__Provided data__.
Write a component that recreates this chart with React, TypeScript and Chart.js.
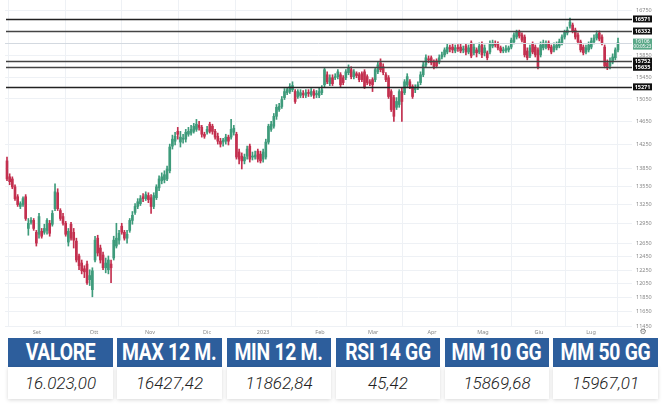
import React, { useEffect, useRef } from "react";
import { Chart, registerables } from "chart.js";
Chart.register(...registerables);

const opens = [13970,13705,13670,13540,13380,13225,13255,13380,12880,12975,13005,12820,12790,12835,12820,12850,12960,12945,13190,13445,13160,13065,12960,12670,12945,12820,12685,12460,12355,12270,12340,12110,11965,12400,12730,12580,12475,12285,12255,12340,12430,12610,12700,12915,12820,12730,12850,13005,13130,13225,13270,13380,13350,13400,13365,13225,13365,13525,13640,13655,13670,13805,14220,14305,14475,14290,14340,14340,14425,14445,14475,14510,14580,14545,14425,14460,14600,14565,14475,14390,14305,14290,14305,14375,14375,14460,14425,14120,14050,13970,14050,14220,14035,14035,14135,14085,14000,14035,14290,14510,14565,14740,14860,14915,15075,15165,15185,15220,15185,15095,15115,15150,15115,15165,15130,15185,15130,15115,15165,15310,15495,15330,15440,15440,15460,15495,15440,15440,15535,15590,15460,15515,15495,15515,15550,15460,15365,15405,15405,15550,15720,15645,15495,15440,15185,15075,14900,14950,15185,15165,15310,15365,15275,15220,15260,15350,15495,15680,15795,15815,15735,15755,15735,15830,15870,15925,16005,16020,15945,16010,16020,15965,16040,15925,16100,15910,15965,15925,16060,15910,15910,15925,16040,16080,16080,16005,15945,15955,15965,16020,16120,16215,16315,16255,16215,15945,15850,16080,16020,15965,15870,16005,16020,16100,16020,15965,16005,16040,16100,16215,16295,16430,16450,16350,16255,16120,16020,15925,15965,16020,16120,16195,16295,16215,16020,15720,15660,15735,15815,15965];
const highs = [14035,13755,13705,13575,13415,13300,13380,13415,13035,13050,13035,12850,13115,12880,12945,13035,13005,13160,13590,13510,13190,13115,12990,12880,12975,12880,12730,12490,12400,12315,12385,12255,12285,12760,12775,12625,12520,12430,12460,12400,12760,12960,12850,12960,12850,12850,13035,13145,13270,13350,13400,13430,13460,13445,13415,13445,13575,13720,13770,13805,13885,14255,14410,14460,14545,14475,14425,14510,14545,14580,14615,14685,14650,14580,14460,14565,14635,14600,14510,14445,14355,14355,14425,14410,14685,14580,14460,14170,14105,14085,14220,14255,14120,14135,14170,14135,14170,14340,14600,14650,14790,14950,14970,15095,15240,15260,15330,15365,15220,15220,15220,15205,15220,15220,15240,15220,15205,15260,15295,15625,15550,15495,15495,15515,15590,15535,15480,15590,15680,15645,15590,15550,15535,15550,15590,15495,15405,15440,15625,15735,15795,15700,15535,15480,15220,15115,15075,15220,15260,15405,15515,15405,15310,15310,15365,15550,15735,15870,15850,15850,15775,15795,15870,15925,16005,16080,16060,16080,16060,16070,16080,16040,16080,16060,16140,16080,16005,16100,16120,16060,15945,16140,16155,16140,16120,16040,16020,16050,16040,16195,16295,16350,16350,16295,16255,16005,16060,16120,16060,16005,16120,16155,16140,16140,16060,16100,16120,16175,16255,16350,16410,16590,16490,16390,16295,16155,16060,16060,16120,16195,16255,16335,16335,16255,16060,15775,15815,15890,16005,16195];
const lows = [13640,13575,13510,13320,13225,13190,13225,13005,12775,12945,12850,12610,12730,12730,12790,12790,12760,12915,13160,13160,13005,12930,12760,12610,12700,12580,12370,12255,12195,12140,12040,12025,11863,12370,12460,12355,12255,12210,12195,12065,12400,12580,12640,12790,12700,12655,12820,12945,13100,13190,13240,13300,13320,13285,13115,13190,13335,13480,13590,13605,13640,13770,14170,14240,14340,14205,14270,14290,14390,14410,14445,14475,14495,14375,14355,14425,14445,14425,14340,14255,14205,14220,14255,14240,14340,14410,14000,13920,13835,13920,14000,13950,13985,14000,13950,13935,13950,14000,14255,14475,14530,14685,14825,14880,15040,15130,15150,15185,14970,15060,15075,15075,15075,15095,15095,15060,15075,15075,15130,15275,15330,15295,15295,15405,15420,15275,15310,15405,15495,15420,15420,15440,15365,15365,15240,15310,15295,15185,15365,15515,15550,15495,15365,15060,14825,14650,14860,14900,14650,15130,15275,15240,15060,15165,15220,15310,15460,15645,15720,15680,15605,15625,15700,15795,15830,15890,15925,15910,15910,15935,15910,15910,15870,15890,15815,15870,15830,15890,15815,15850,15775,15890,16005,16020,15965,15910,15910,15915,15925,15985,16080,16175,16195,16120,15830,15775,15815,15890,15830,15605,15830,15965,15985,15965,15890,15925,15965,16005,16060,16175,16255,16390,16295,16175,16080,15925,15870,15890,15925,15985,16080,16155,16140,16060,15625,15590,15605,15700,15775,15925];
const closes = [13670,13625,13540,13350,13255,13270,13350,13035,12960,13005,12880,12655,13065,12760,12880,13005,12805,13115,13460,13190,13035,12960,12790,12835,12730,12700,12400,12315,12240,12225,12065,12170,12240,12700,12505,12400,12285,12355,12400,12285,12700,12730,12805,12820,12730,12790,13005,13085,13225,13300,13350,13350,13415,13335,13225,13400,13540,13670,13705,13740,13835,14205,14340,14390,14425,14375,14355,14460,14475,14510,14565,14600,14545,14425,14390,14510,14475,14475,14375,14305,14255,14325,14375,14305,14510,14530,14035,14000,13970,14035,14170,14000,14050,14070,14000,13970,14120,14290,14565,14600,14740,14900,14915,15040,15185,15220,15275,15295,15005,15185,15165,15130,15165,15150,15185,15115,15150,15185,15220,15590,15365,15440,15330,15460,15550,15310,15350,15550,15625,15460,15550,15480,15405,15405,15275,15350,15330,15310,15590,15680,15590,15535,15405,15095,14860,14740,15005,15185,15005,15365,15460,15275,15095,15260,15310,15495,15680,15815,15775,15720,15645,15660,15815,15870,15965,16020,15985,15965,16005,15990,15945,15985,15925,16005,15850,16020,15910,16040,15870,16005,15815,16080,16100,16060,16005,15945,15965,15990,16005,16155,16255,16315,16235,16155,15870,15815,16005,15925,15870,15645,16060,16100,16080,16005,15925,16040,16060,16120,16215,16315,16350,16510,16335,16215,16120,15965,15910,16005,16060,16140,16195,16275,16175,16100,15660,15625,15735,15830,15965,16106];

const monthLabels = ["Set", "Ott", "Nov", "Dic", "2023", "Feb", "Mar", "Apr", "Mag", "Giu", "Lug"];
const monthPos = [11.2, 32.6, 53.6, 75, 96, 117.3, 137.2, 159.3, 178.4, 199.4, 218.9];
const yTicks = [11450, 11650, 11850, 12050, 12250, 12450, 12650, 12950, 13250, 13550, 13850, 14250, 14650, 15050, 15450, 15850, 16750];
const levels = [16571, 16332, 15752, 15635, 15271];
const lastPrice = 16106;
const countdown = "00:05:23";

const headers = ["VALORE", "MAX 12 M.", "MIN 12 M.", "RSI 14 GG", "MM 10 GG", "MM 50 GG"];
const values = ["16.023,00", "16427,42", "11862,84", "45,42", "15869,68", "15967,01"];

const UP = "#3e9b7b";
const DOWN = "#c3304f";
const FONT = "'Noto Sans', 'DejaVu Sans', sans-serif";

const colLeft = [8, 117, 227, 336, 445, 553];
const colWidth = [105, 105, 104, 104, 104, 105];

export default function App() {
  const ref = useRef<HTMLCanvasElement | null>(null);

  useEffect(() => {
    if (!ref.current) return;
    const colors = opens.map((o, i) => (closes[i] >= o ? UP : DOWN));

    const levelsPlugin = {
      id: "levels",
      afterDatasetsDraw(chart: any) {
        const { ctx, chartArea, scales } = chart;
        const y = scales.y;
        ctx.save();
        const yl = Math.round(y.getPixelForValue(lastPrice)) + 0.5;
        ctx.strokeStyle = "#d3d9e0";
        ctx.lineWidth = 1;
        ctx.beginPath();
        ctx.moveTo(chartArea.left, yl);
        ctx.lineTo(chartArea.right, yl);
        ctx.stroke();
        levels.forEach((v, k) => {
          const py = Math.round(y.getPixelForValue(v)) + 0.5;
          ctx.strokeStyle = k === 0 || k === 4 ? "#222" : "#444";
          ctx.lineWidth = 1.4;
          ctx.beginPath();
          ctx.moveTo(chartArea.left + 1, py);
          ctx.lineTo(chartArea.right, py);
          ctx.stroke();
        });
        ctx.restore();
      },
      afterDraw(chart: any) {
        const { ctx, chartArea, scales } = chart;
        const y = scales.y;
        const bx = chartArea.right + 1;
        ctx.save();
        ctx.textAlign = "center";
        ctx.textBaseline = "middle";
        levels.forEach((v) => {
          const py = y.getPixelForValue(v);
          ctx.fillStyle = "#111";
          ctx.fillRect(bx, py - 3.5, 19, 7);
          ctx.fillStyle = "#fff";
          ctx.font = `bold 5.5px ${FONT}`;
          ctx.fillText(String(v), bx + 9.5, py + 0.3);
        });
        const pc = y.getPixelForValue(lastPrice);
        ctx.fillStyle = "#5aa888";
        ctx.fillRect(bx, pc - 4, 19, 11);
        ctx.fillStyle = "#fff";
        ctx.font = `5px ${FONT}`;
        ctx.fillText(String(lastPrice), bx + 9.5, pc - 1);
        ctx.font = `4.5px ${FONT}`;
        ctx.fillText(countdown, bx + 9.5, pc + 4);
        ctx.fillStyle = "#777";
        ctx.font = "8px 'DejaVu Sans'";
        ctx.fillText("\u2699", 643, chartArea.bottom + 5);
        ctx.restore();
      },
    };

    const chart = new Chart(ref.current, {
      type: "bar",
      data: {
        datasets: [
          {
            data: lows.map((l, i) => ({ x: i, y: [l, highs[i]] })) as any,
            backgroundColor: colors,
            barThickness: 1,
            grouped: false,
            order: 2,
          } as any,
          {
            data: opens.map((o, i) => ({ x: i, y: [o, closes[i]] })) as any,
            backgroundColor: colors,
            barThickness: 2,
            minBarLength: 1,
            grouped: false,
            order: 1,
          } as any,
        ],
      },
      options: {
        animation: false,
        responsive: false,
        maintainAspectRatio: false,
        layout: { padding: { left: 5, right: 0, top: 0, bottom: 0 } },
        plugins: { legend: { display: false }, tooltip: { enabled: false } },
        scales: {
          x: {
            type: "linear",
            min: -0.75,
            max: 234.25,
            offset: false,
            afterBuildTicks: (s: any) => {
              s.ticks = monthPos.map((v) => ({ value: v }));
            },
            afterFit: (s: any) => {
              s.height = 10;
              s.paddingLeft = 0;
              s.paddingRight = 0;
            },
            ticks: {
              autoSkip: false,
              maxRotation: 0,
              padding: 2,
              color: "#888",
              font: { size: 5.5, family: FONT },
              callback: (_v: any, idx: number) => monthLabels[idx],
            },
            grid: { color: "#eef1f5", drawTicks: false },
            border: { display: false },
          },
          y: {
            type: "logarithmic",
            position: "right",
            min: 11440,
            max: 16953,
            afterBuildTicks: (s: any) => {
              s.ticks = yTicks.map((v) => ({ value: v }));
            },
            afterFit: (s: any) => {
              s.width = 34;
              s.paddingTop = 0;
              s.paddingBottom = 0;
            },
            ticks: {
              autoSkip: false,
              padding: 4,
              color: "#888",
              font: { size: 5.5, family: FONT },
              callback: (v: any) => String(v),
            },
            grid: { color: "#eef1f5", drawTicks: false },
            border: { display: false },
          },
        },
      },
      plugins: [levelsPlugin],
    } as any);
    return () => chart.destroy();
  }, []);

  return (
    <div style={{ position: "fixed", left: 0, top: 0, width: 666, height: 408, background: "#fff", overflow: "hidden" }}>
      <canvas ref={ref} width={666} height={337} style={{ position: "absolute", left: 0, top: 0, width: 666, height: 337 }} />
      {headers.map((h, i) => (
        <div
          key={"h" + i}
          style={{
            position: "absolute",
            left: colLeft[i],
            top: 338,
            width: colWidth[i],
            height: 29,
            background: "#2d5e9c",
            color: "#fff",
            display: "flex",
            alignItems: "center",
            justifyContent: "center",
            overflow: "hidden",
          }}
        >
          <span
            style={{
              display: "inline-block",
              fontFamily: "Roboto, 'Noto Sans', sans-serif",
              fontWeight: 700,
              fontSize: 23,
              lineHeight: "29px",
              whiteSpace: "nowrap",
              transform: "scaleX(0.84)",
              letterSpacing: -0.3,
            }}
          >
            {h}
          </span>
        </div>
      ))}
      {values.map((v, i) => (
        <div
          key={"v" + i}
          style={{
            position: "absolute",
            left: colLeft[i],
            top: 367,
            width: colWidth[i],
            height: 32,
            background: "#fff",
            boxShadow: "0 1px 4px rgba(0,0,0,0.16)",
            color: "#222",
            display: "flex",
            alignItems: "center",
            justifyContent: "center",
            fontFamily: "Roboto, 'Noto Sans', sans-serif",
            fontStyle: "italic",
            fontWeight: 300,
            fontSize: 17,
            whiteSpace: "nowrap",
          }}
        >
          {v}
        </div>
      ))}
    </div>
  );
}
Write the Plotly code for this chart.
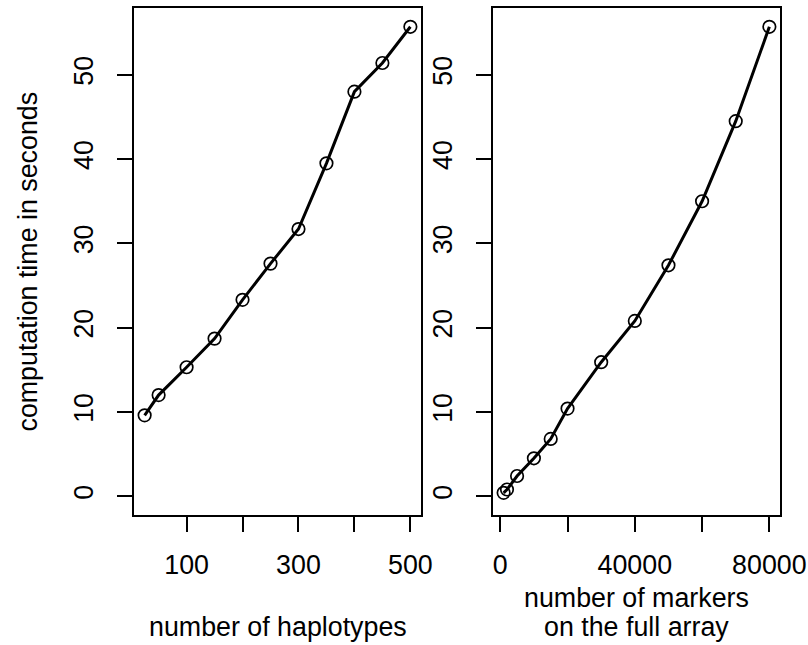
import plotly.graph_objects as go

# Computation time versus number of haplotypes
haplotypes = [25, 50, 100, 150, 200, 250, 300, 350, 400, 450, 500]
time_haplotypes = [9.6, 12.0, 15.3, 18.7, 23.3, 27.6, 31.7, 39.5, 48.0, 51.4, 55.7]

# Computation time versus number of markers on the full array
markers = [1000, 2000, 5000, 10000, 15000, 20000, 30000, 40000, 50000, 60000, 70000, 80000]
time_markers = [0.4, 0.8, 2.4, 4.5, 6.8, 10.4, 15.9, 20.8, 27.4, 35.0, 44.5, 55.7]

y_ticks = [0, 10, 20, 30, 40, 50]
hap_ticks = [100, 200, 300, 400, 500]
hap_labels = ["100", "", "300", "", "500"]
mark_ticks = [0, 20000, 40000, 60000, 80000]
mark_labels = ["0", "", "40000", "", "80000"]

FONT = "Liberation Sans, Arial, sans-serif"
FS = 26.8
W, H = 808, 645


def padded(lo, hi, frac=0.04):
    d = (hi - lo) * frac
    return [lo - d, hi + d]


fig = go.Figure()
for xs, ys, xa, ya in [(haplotypes, time_haplotypes, "x", "y"),
                       (markers, time_markers, "x2", "y2")]:
    fig.add_trace(go.Scatter(
        x=xs, y=ys, xaxis=xa, yaxis=ya, mode="lines+markers",
        line=dict(color="black", width=3),
        marker=dict(symbol="circle-open", size=12.5, color="black",
                    line=dict(color="black", width=1.7)),
        showlegend=False, hoverinfo="skip"))

y_range = padded(0, max(time_haplotypes + time_markers))

axis_common = dict(
    showgrid=False, zeroline=False, showline=True, mirror=True,
    automargin=False,
    linecolor="black", linewidth=1.7, ticks="outside", ticklen=15,
    tickwidth=1.7, tickcolor="black",
    tickfont=dict(family=FONT, size=FS, color="black"))

x1 = (134 / W, 421 / W)
x2 = (493 / W, 780 / W)
yd = ((H - 515) / H, (H - 8) / H)

fig.update_layout(
    width=W, height=H, margin=dict(l=0, r=0, t=0, b=0, autoexpand=False),
    paper_bgcolor="white", plot_bgcolor="white",
    font=dict(family=FONT, size=FS, color="black"),
    xaxis=dict(domain=x1, range=padded(min(haplotypes), max(haplotypes)),
               tickvals=hap_ticks, ticktext=hap_labels, anchor="y",
               ticklabelstandoff=10, **axis_common),
    yaxis=dict(domain=yd, range=y_range, tickvals=y_ticks, tickangle=-90,
               anchor="x", ticklabelstandoff=13, **axis_common),
    xaxis2=dict(domain=x2, range=padded(min(markers), max(markers)),
                tickvals=mark_ticks, ticktext=mark_labels, anchor="y2",
                ticklabelstandoff=10, **axis_common),
    yaxis2=dict(domain=yd, range=y_range, tickvals=y_ticks, tickangle=-90,
                anchor="x2", ticklabelstandoff=13, **axis_common),
)

ann_font = dict(family=FONT, size=FS, color="black")


def label(text, xc, yc_px, angle=0):
    fig.add_annotation(text=text, xref="paper", yref="paper", x=xc,
                       y=1 - yc_px / H, xanchor="center", yanchor="middle",
                       textangle=angle, showarrow=False, font=ann_font)


label("number of haplotypes", (x1[0] + x1[1]) / 2, 627)
label("number of markers", (x2[0] + x2[1]) / 2, 598)
label("on the full array", (x2[0] + x2[1]) / 2, 627)
label("computation time in seconds", 27 / W, 261.5, angle=-90)

fig.write_html("out.html")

__Request__. Look through the entries above; copy every line holding the string "React".

__Finished task__.
Write a component that recreates this chart with React, TypeScript and Chart.js.
import React, { useEffect, useRef } from "react";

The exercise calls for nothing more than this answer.